• [EXERCISE BRIEF] Which lines below hold the word "image"? Report each one.

• [AVAILABLE DATA]
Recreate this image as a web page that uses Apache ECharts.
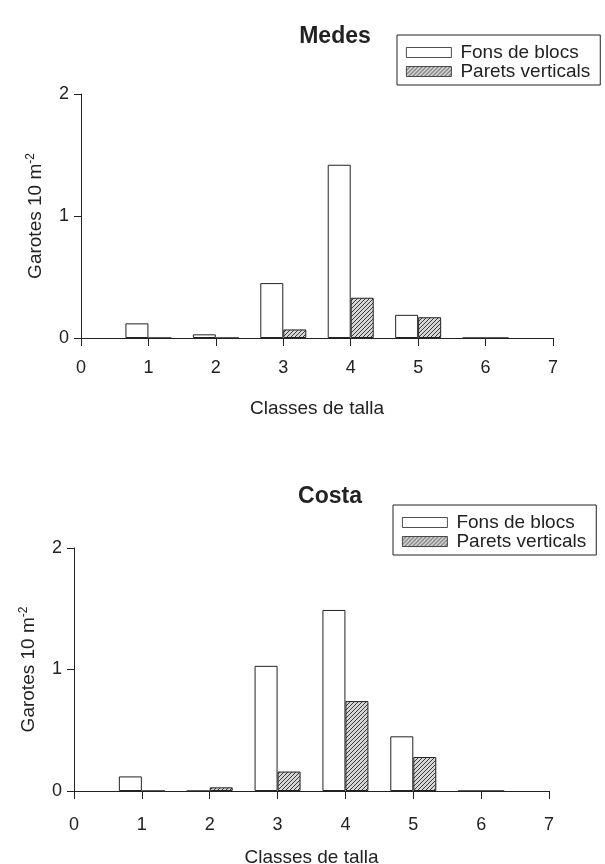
<!DOCTYPE html>
<html>
<head>
<meta charset="utf-8">
<script src="https://cdn.jsdelivr.net/npm/echarts@6/dist/echarts.min.js"></script>
<style>
  html, body { margin: 0; padding: 0; background: #fff; }
  #chart { width: 605px; height: 864px; }
</style>
</head>
<body>
<div id="chart"></div>
<script>
// Size classes on the x axis (bar centres)
const classes = [1, 2, 3, 4, 5, 6];
const xTicks = [0, 1, 2, 3, 4, 5, 6, 7];
const yTicks = [0, 1, 2];

// Density (individuals per 10 m²) by size class
const medesFons = [0.12, 0.03, 0.45, 1.42, 0.19, 0];
const medesParets = [0, 0, 0.07, 0.33, 0.17, 0];
const costaFons = [0.12, 0, 1.03, 1.49, 0.45, 0];
const costaParets = [0, 0.03, 0.16, 0.74, 0.28, 0];

const seriesNames = ['Fons de blocs', 'Parets verticals'];
const panelTitles = ['Medes', 'Costa'];

// Diagonal hatch used for the vertical-wall series
function makeHatch() {
  const s = 4;
  const c = document.createElement('canvas');
  c.width = s; c.height = s;
  const g = c.getContext('2d');
  g.fillStyle = '#d6d6d6';
  g.fillRect(0, 0, s, s);
  g.strokeStyle = '#3a3a3a';
  g.lineWidth = 1;
  g.beginPath();
  g.moveTo(-1, s + 1); g.lineTo(s + 1, -1);
  g.moveTo(-1, 1); g.lineTo(1, -1);
  g.moveTo(s - 1, s + 1); g.lineTo(s + 1, s - 1);
  g.stroke();
  return c;
}
const hatch = { image: makeHatch(), repeat: 'repeat' };

const ink = '#222';
const font = 'Liberation Sans, Arial, sans-serif';

function pairs(values) {
  return classes.map((c, i) => [c, values[i]]);
}

// Fixed plot rectangles; labels may sit outside them
const grids = [
  { left: 81, top: 94, width: 472, height: 244, outerBoundsMode: 'none', containLabel: false },
  { left: 74, top: 548, width: 475, height: 243, outerBoundsMode: 'none', containLabel: false }
];

function xAxisFor(i, labelMargin, nameGap) {
  return {
    type: 'value', gridIndex: i, min: xTicks[0], max: xTicks[xTicks.length - 1], interval: 1,
    name: 'Classes de talla', nameLocation: 'middle', nameGap: nameGap,
    nameTextStyle: { color: ink, fontSize: 19, fontFamily: font },
    axisLine: { show: true, onZero: false, lineStyle: { color: ink, width: 1 } },
    axisTick: { show: true, inside: false, length: 8, lineStyle: { color: ink } },
    axisLabel: { color: ink, fontSize: 18, fontFamily: font, margin: labelMargin },
    splitLine: { show: false }
  };
}

function yAxisFor(i) {
  return {
    type: 'value', gridIndex: i, min: yTicks[0], max: yTicks[yTicks.length - 1], interval: 1,
    name: '{a|Garotes 10 m}{b|-2}', nameLocation: 'middle', nameGap: 35,
    nameTextStyle: {
      color: ink, fontFamily: font,
      rich: {
        a: { fontSize: 19, fontFamily: font, color: ink },
        b: { fontSize: 12, fontFamily: font, color: ink, verticalAlign: 'top', padding: [0, 0, 9, 0] }
      }
    },
    axisLine: { show: true, lineStyle: { color: ink, width: 1 } },
    axisTick: { show: true, inside: false, length: 7, lineStyle: { color: ink } },
    axisLabel: { color: ink, fontSize: 18, fontFamily: font, margin: 12 },
    splitLine: { show: false }
  };
}

function barSeries(name, values, gi, color) {
  return {
    type: 'bar', name: name, xAxisIndex: gi, yAxisIndex: gi,
    data: pairs(values), barWidth: 23, barGap: '0%',
    itemStyle: { color: color, borderColor: ink, borderWidth: 1 },
    emphasis: { disabled: true }
  };
}

function legendFor(left, top) {
  return {
    left: left, top: top, orient: 'vertical', data: seriesNames,
    icon: 'rect', itemWidth: 45, itemHeight: 10, itemGap: 0,
    padding: [8, 10, 4, 9],
    borderColor: ink, borderWidth: 1,
    itemStyle: { borderWidth: 0.8 },
    textStyle: { color: ink, fontSize: 19, lineHeight: 16, fontFamily: font, padding: [0, 0, 0, 4] },
    selectedMode: false
  };
}

const option = {
  animation: false,
  backgroundColor: '#fff',
  title: [
    { text: panelTitles[0], left: 330, top: 20, textAlign: 'center',
      textStyle: { fontSize: 23, fontWeight: 'bold', color: ink, fontFamily: font } },
    { text: panelTitles[1], left: 325, top: 480, textAlign: 'center',
      textStyle: { fontSize: 23, fontWeight: 'bold', color: ink, fontFamily: font } }
  ],
  legend: [legendFor(397, 35), legendFor(393, 505)],
  grid: grids,
  xAxis: [xAxisFor(0, 21, 61), xAxisFor(1, 25, 57)],
  yAxis: [yAxisFor(0), yAxisFor(1)],
  series: [
    barSeries(seriesNames[0], medesFons, 0, '#ffffff'),
    barSeries(seriesNames[1], medesParets, 0, hatch),
    barSeries(seriesNames[0], costaFons, 1, '#ffffff'),
    barSeries(seriesNames[1], costaParets, 1, hatch)
  ]
};

const chart = echarts.init(document.getElementById('chart'), null, { renderer: 'canvas' });
chart.setOption(option);
</script>
</body>
</html>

• [SOLUTION]
Recreate this image as a web page that uses Apache ECharts.
const hatch = { image: makeHatch(), repeat: 'repeat' };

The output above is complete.